How to weigh yourself then take your bathroom scales to a remote forest and bury them where they will never be found
STEPPED on the bathroom scales, then managed to glimpse their evil numbers over your gut? Here’s what to do next:
Step one: pick up the scales and wrap them in a towel
The horrendous numbers you saw on the scale must be hidden. So, like when the kids threw Jumanji in the river, wrap them so you can no longer see them, and more importantly, they cannot see you. Making them harder to identify slows the curse being passed to someone else.
Step two: begin a month long hike into the darkest forest you can find
Find an area of deep forest; Germany is good. Take the most complicated path you can find. Go in circles, through rivers, underground. If possible, abseil. All these movements will disorientate the scales so they cannot find their way home. Go so far into the forest you’re in Narnia. That is where we bury our scales.
Step three: dig a hole so deep you can see the mantle of the earth
Use everything and anything at your disposal to dig, dig, dig. Use your hands if you must, a shovel, your face, a JCB backhoe loader, whatever you have. When you see molten rock, drop the scales.

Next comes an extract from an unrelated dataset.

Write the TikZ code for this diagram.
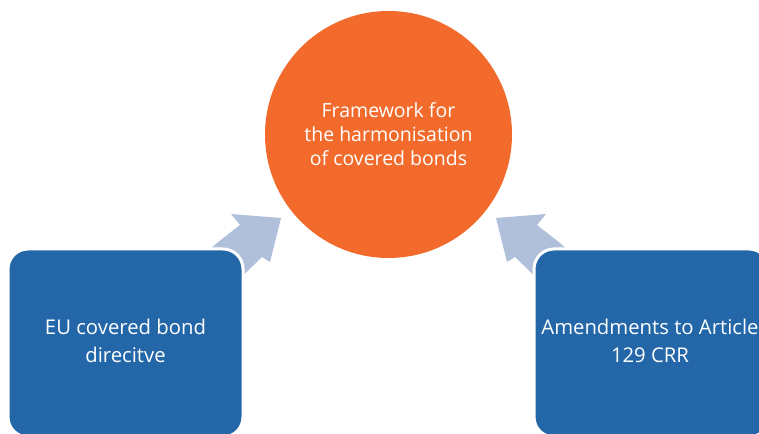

Watch them melt. Let that slow smile of satisfaction spread across your face, your quest finally over.
Step four: burn everything you own
Burn your clothes, your possessions, your car, and anything else that might have been tainted by the scales’s lies. Scrub yourself until your skin is raw, then douse yourself in disinfectant. Lie down in your empty home, free of the burden at last. Then hear an ominous beep from the bathroom and realise the scales are in there.